**Aim of the task**
Print, word for word, the opening line of the data below and every line after it through the line that contains "const yName = 'Box Loss';", but not the pictures.

**Collected data**
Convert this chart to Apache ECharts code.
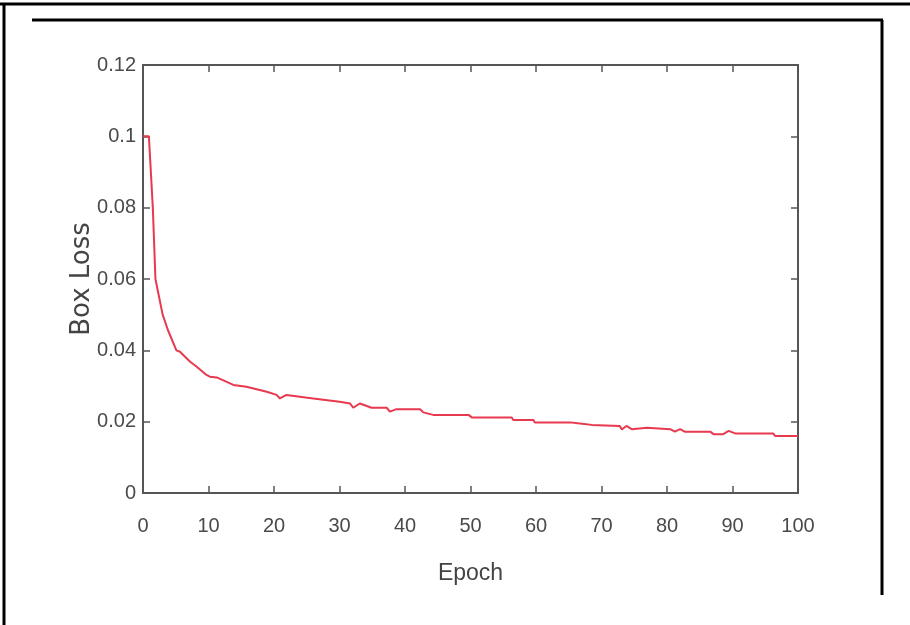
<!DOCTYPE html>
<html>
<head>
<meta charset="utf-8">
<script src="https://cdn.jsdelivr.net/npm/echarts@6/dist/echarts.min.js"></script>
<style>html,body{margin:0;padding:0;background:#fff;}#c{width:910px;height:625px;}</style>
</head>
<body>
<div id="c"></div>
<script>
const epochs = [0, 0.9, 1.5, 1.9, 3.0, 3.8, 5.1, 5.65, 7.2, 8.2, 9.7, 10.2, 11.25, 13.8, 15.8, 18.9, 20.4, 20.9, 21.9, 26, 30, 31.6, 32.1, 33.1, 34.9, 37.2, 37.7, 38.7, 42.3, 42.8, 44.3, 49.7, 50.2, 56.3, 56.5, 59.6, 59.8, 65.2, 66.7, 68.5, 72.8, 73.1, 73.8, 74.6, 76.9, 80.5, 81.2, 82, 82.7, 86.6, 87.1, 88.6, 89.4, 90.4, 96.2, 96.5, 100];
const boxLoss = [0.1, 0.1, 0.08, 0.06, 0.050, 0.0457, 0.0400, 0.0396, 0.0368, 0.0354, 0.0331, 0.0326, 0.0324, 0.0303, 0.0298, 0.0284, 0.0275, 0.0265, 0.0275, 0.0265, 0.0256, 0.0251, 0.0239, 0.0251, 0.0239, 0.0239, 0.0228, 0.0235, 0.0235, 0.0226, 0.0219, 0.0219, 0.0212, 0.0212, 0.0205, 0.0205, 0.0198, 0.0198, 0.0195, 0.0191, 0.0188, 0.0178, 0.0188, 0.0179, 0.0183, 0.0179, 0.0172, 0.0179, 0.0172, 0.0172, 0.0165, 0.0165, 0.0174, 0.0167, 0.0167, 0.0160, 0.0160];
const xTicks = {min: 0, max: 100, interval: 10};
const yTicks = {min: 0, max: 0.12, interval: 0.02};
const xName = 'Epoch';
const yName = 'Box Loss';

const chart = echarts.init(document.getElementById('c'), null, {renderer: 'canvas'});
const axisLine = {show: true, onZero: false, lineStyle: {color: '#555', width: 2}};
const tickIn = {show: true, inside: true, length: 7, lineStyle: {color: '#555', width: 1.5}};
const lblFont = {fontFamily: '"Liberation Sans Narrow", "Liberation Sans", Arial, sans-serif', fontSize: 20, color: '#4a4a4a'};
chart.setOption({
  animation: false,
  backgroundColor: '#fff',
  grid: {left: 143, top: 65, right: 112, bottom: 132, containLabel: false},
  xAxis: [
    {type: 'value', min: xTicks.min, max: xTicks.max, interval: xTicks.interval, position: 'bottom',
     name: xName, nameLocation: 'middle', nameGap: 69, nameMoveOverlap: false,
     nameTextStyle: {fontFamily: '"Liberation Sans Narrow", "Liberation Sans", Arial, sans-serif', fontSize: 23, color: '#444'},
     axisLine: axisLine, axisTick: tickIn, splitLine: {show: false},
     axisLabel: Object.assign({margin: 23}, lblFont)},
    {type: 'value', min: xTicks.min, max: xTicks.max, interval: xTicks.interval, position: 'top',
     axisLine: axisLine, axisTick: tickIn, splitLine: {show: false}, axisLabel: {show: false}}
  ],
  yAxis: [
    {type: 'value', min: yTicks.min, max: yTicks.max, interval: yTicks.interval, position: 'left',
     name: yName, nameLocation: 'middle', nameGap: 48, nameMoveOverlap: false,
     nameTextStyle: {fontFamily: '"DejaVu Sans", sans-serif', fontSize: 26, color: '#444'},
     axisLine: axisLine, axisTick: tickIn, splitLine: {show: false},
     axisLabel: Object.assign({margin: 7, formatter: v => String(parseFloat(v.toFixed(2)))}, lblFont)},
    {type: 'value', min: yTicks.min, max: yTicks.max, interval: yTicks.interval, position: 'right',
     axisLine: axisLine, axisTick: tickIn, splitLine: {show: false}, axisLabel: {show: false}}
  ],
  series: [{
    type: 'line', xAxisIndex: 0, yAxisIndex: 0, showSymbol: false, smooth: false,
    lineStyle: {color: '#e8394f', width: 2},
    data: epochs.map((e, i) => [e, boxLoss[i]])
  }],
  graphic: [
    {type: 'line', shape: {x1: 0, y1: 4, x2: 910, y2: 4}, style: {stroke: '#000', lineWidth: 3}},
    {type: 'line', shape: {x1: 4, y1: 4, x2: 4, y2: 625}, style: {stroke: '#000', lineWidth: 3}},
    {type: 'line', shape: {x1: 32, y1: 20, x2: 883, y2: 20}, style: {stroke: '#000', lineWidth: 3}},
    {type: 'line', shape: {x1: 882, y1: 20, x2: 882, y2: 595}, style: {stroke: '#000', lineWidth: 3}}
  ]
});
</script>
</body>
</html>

**Correct result**
Convert this chart to Apache ECharts code.
<!DOCTYPE html>
<html>
<head>
<meta charset="utf-8">
<script src="https://cdn.jsdelivr.net/npm/echarts@6/dist/echarts.min.js"></script>
<style>html,body{margin:0;padding:0;background:#fff;}#c{width:910px;height:625px;}</style>
</head>
<body>
<div id="c"></div>
<script>
const epochs = [0, 0.9, 1.5, 1.9, 3.0, 3.8, 5.1, 5.65, 7.2, 8.2, 9.7, 10.2, 11.25, 13.8, 15.8, 18.9, 20.4, 20.9, 21.9, 26, 30, 31.6, 32.1, 33.1, 34.9, 37.2, 37.7, 38.7, 42.3, 42.8, 44.3, 49.7, 50.2, 56.3, 56.5, 59.6, 59.8, 65.2, 66.7, 68.5, 72.8, 73.1, 73.8, 74.6, 76.9, 80.5, 81.2, 82, 82.7, 86.6, 87.1, 88.6, 89.4, 90.4, 96.2, 96.5, 100];
const boxLoss = [0.1, 0.1, 0.08, 0.06, 0.050, 0.0457, 0.0400, 0.0396, 0.0368, 0.0354, 0.0331, 0.0326, 0.0324, 0.0303, 0.0298, 0.0284, 0.0275, 0.0265, 0.0275, 0.0265, 0.0256, 0.0251, 0.0239, 0.0251, 0.0239, 0.0239, 0.0228, 0.0235, 0.0235, 0.0226, 0.0219, 0.0219, 0.0212, 0.0212, 0.0205, 0.0205, 0.0198, 0.0198, 0.0195, 0.0191, 0.0188, 0.0178, 0.0188, 0.0179, 0.0183, 0.0179, 0.0172, 0.0179, 0.0172, 0.0172, 0.0165, 0.0165, 0.0174, 0.0167, 0.0167, 0.0160, 0.0160];
const xTicks = {min: 0, max: 100, interval: 10};
const yTicks = {min: 0, max: 0.12, interval: 0.02};
const xName = 'Epoch';
const yName = 'Box Loss';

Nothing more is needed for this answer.